Batik Buddha highlights origin of technique

As a senior majoring in Visual Arts, having the opportunity to become an intern at the Gregg Museum for the semester was an amazing experience because it allowed me to see behind the scenes of the museum and to learn what it takes to produce incredible shows and exhibitions within the art world. It also enabled me the chance to specifically work with the Pre-Industrial World Textiles class and their use of the Gregg’s permanent collection to learn about the history of textiles around the world. Over the course of the semester I have seen well over a hundred textiles, but one in particular caught my attention so much that I had to take a picture of it.

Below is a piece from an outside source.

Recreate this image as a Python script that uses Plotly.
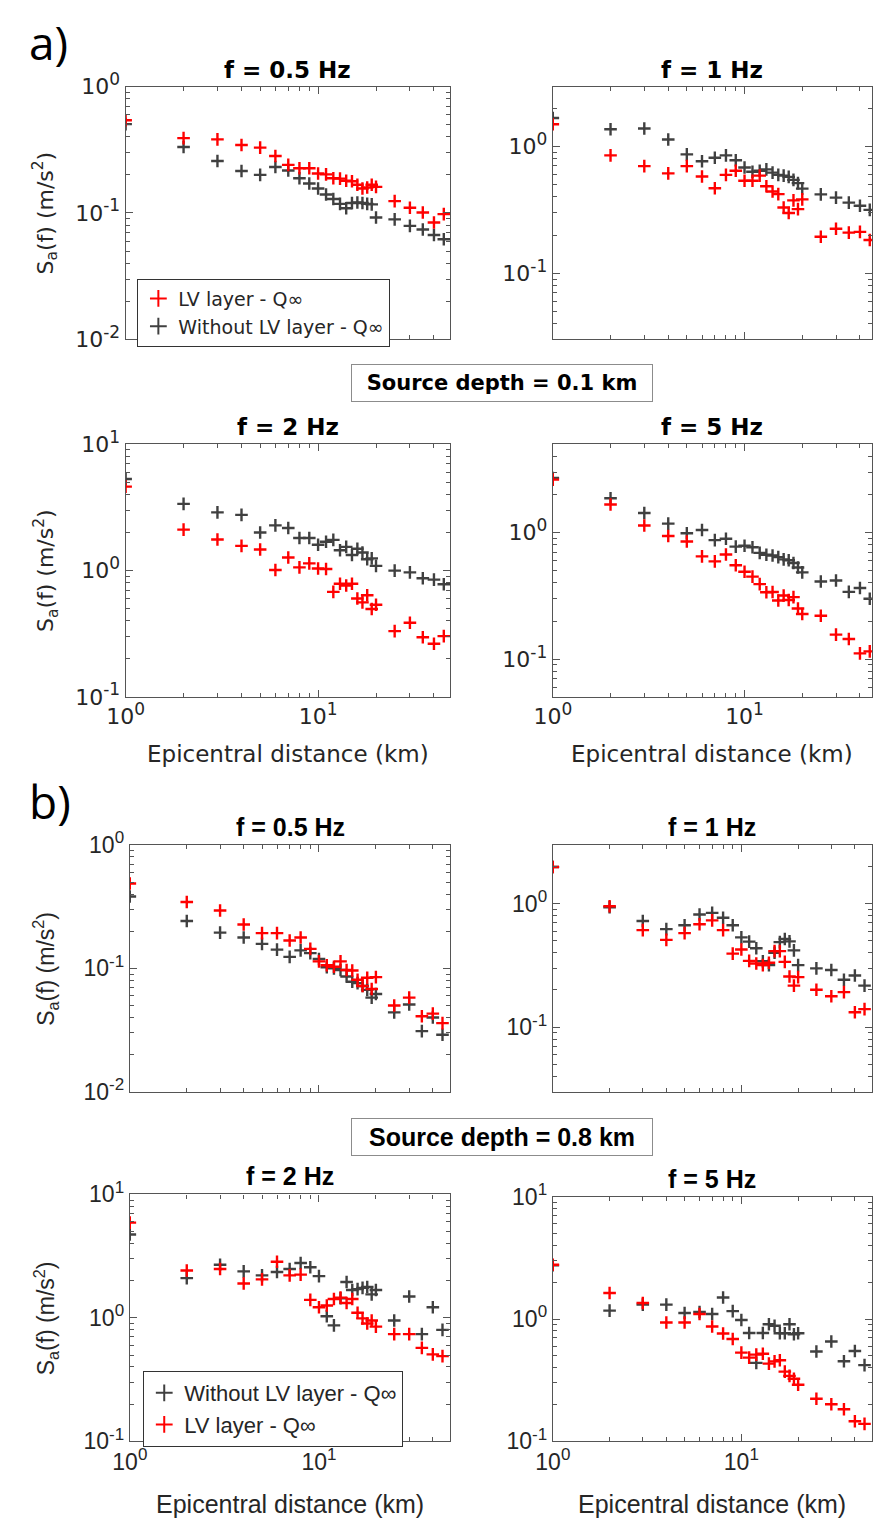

This is an Indonesian batik fabric depicting an image of the Buddha.


Buddha signed M. Kumar Cotton fabric with painting and batik resist Date: 1967-1970 Accession #: 2003.011.082 Gift of Hilary Whittaker

Buddha signed M. Kumar
Cotton fabric with painting and batik resist
Date: 1967-1970
Accession #: 2003.011.082
Gift of Hilary Whittaker

Dating back as far as 2000 years ago, batik fabric has been found in the Far East, Middle East, Central Asia and India, but it is Indonesia in particular that has been the most successful with its production and popularity. Its islands, Java & Bali, contain all of the raw materials necessary, cotton, beeswax and many plants from which the dyes can be made, to order to produce the fabric. Similar in tradition to the styles and designs of Japanese society, the design an individual wore symbolized who they were and who they were associated with. There were a few that only the royal family could wear. The designs also changed according to the area in which the creator lived, as a coastal design would differ from one that was more inland.

It is the way in which the wax is applied to the fabric that determines the design, and there are two methods in which these can be done: one carried out by women and the other by men. With the first the cloth is hung over the frame and then a canting tool (a small copper cupped spout) is used to slowly and smoothly pour the hot wax on to the fabric in intricate patterns. In the second, the fabric is stretched out on a long table and a stamping tool is used to transfer the wax in a more replicable manner. Once the wax is applied, dyes can be used to further the design, traditionally in deep indigo blues and soga browns. These fabrics are extremely labor intensive and can take months to complete.

This particular Batik fabric was created rather recently but still utilizes tradition in its creation. By adding the image of the Buddha instead of the usual floral and organic shapes it brings to light the Buddhist culture of this technique’s place of origin. Having studied cultures and societies from every aspect of the world over the last four years and to not have come across this just highlights that I still have so much to learn and discover. Working at the Gregg was definitely an enlightening experience!